→ **TASK REQUIREMENTS**:
Repeat the full listing below verbatim and keep the images out.

◆ ◆ ◆ ◆ ◆ ◆ ◆

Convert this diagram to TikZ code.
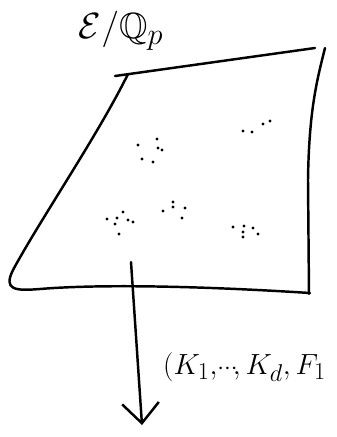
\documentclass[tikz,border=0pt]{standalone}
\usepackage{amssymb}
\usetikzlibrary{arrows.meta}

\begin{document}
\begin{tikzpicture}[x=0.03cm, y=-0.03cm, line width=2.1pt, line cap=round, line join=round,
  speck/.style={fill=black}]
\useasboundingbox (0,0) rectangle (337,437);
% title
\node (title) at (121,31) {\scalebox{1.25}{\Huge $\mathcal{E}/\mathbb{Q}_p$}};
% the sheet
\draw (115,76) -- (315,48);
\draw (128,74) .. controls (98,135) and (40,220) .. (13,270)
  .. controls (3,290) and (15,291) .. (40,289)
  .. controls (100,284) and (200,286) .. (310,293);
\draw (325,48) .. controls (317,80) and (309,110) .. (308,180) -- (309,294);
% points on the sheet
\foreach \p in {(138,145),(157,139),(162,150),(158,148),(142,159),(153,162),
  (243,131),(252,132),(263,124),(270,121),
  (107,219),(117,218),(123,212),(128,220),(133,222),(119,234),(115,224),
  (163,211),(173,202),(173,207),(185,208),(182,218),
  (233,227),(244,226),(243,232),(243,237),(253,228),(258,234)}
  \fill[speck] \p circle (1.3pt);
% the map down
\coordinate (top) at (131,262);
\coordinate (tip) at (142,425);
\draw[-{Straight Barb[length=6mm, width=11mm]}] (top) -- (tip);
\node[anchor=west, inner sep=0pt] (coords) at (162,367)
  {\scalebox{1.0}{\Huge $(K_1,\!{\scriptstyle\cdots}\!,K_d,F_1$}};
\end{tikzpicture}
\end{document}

◆ ◆ ◆ ◆ ◆ ◆ ◆

→ **FINISHED TASK**:
Convert this diagram to TikZ code.
\documentclass[tikz,border=0pt]{standalone}
\usepackage{amssymb}
\usetikzlibrary{arrows.meta}

\begin{document}
\begin{tikzpicture}[x=0.03cm, y=-0.03cm, line width=2.1pt, line cap=round, line join=round,
  speck/.style={fill=black}]
\useasboundingbox (0,0) rectangle (337,437);
% title
\node (title) at (121,31) {\scalebox{1.25}{\Huge $\mathcal{E}/\mathbb{Q}_p$}};
% the sheet
\draw (115,76) -- (315,48);
\draw (128,74) .. controls (98,135) and (40,220) .. (13,270)
  .. controls (3,290) and (15,291) .. (40,289)
  .. controls (100,284) and (200,286) .. (310,293);
\draw (325,48) .. controls (317,80) and (309,110) .. (308,180) -- (309,294);
% points on the sheet
\foreach \p in {(138,145),(157,139),(162,150),(158,148),(142,159),(153,162),
  (243,131),(252,132),(263,124),(270,121),
  (107,219),(117,218),(123,212),(128,220),(133,222),(119,234),(115,224),
  (163,211),(173,202),(173,207),(185,208),(182,218),
  (233,227),(244,226),(243,232),(243,237),(253,228),(258,234)}
  \fill[speck] \p circle (1.3pt);
% the map down
\coordinate (top) at (131,262);
\coordinate (tip) at (142,425);
\draw[-{Straight Barb[length=6mm, width=11mm]}] (top) -- (tip);
\node[anchor=west, inner sep=0pt] (coords) at (162,367)
  {\scalebox{1.0}{\Huge $(K_1,\!{\scriptstyle\cdots}\!,K_d,F_1$}};
\end{tikzpicture}
\end{document}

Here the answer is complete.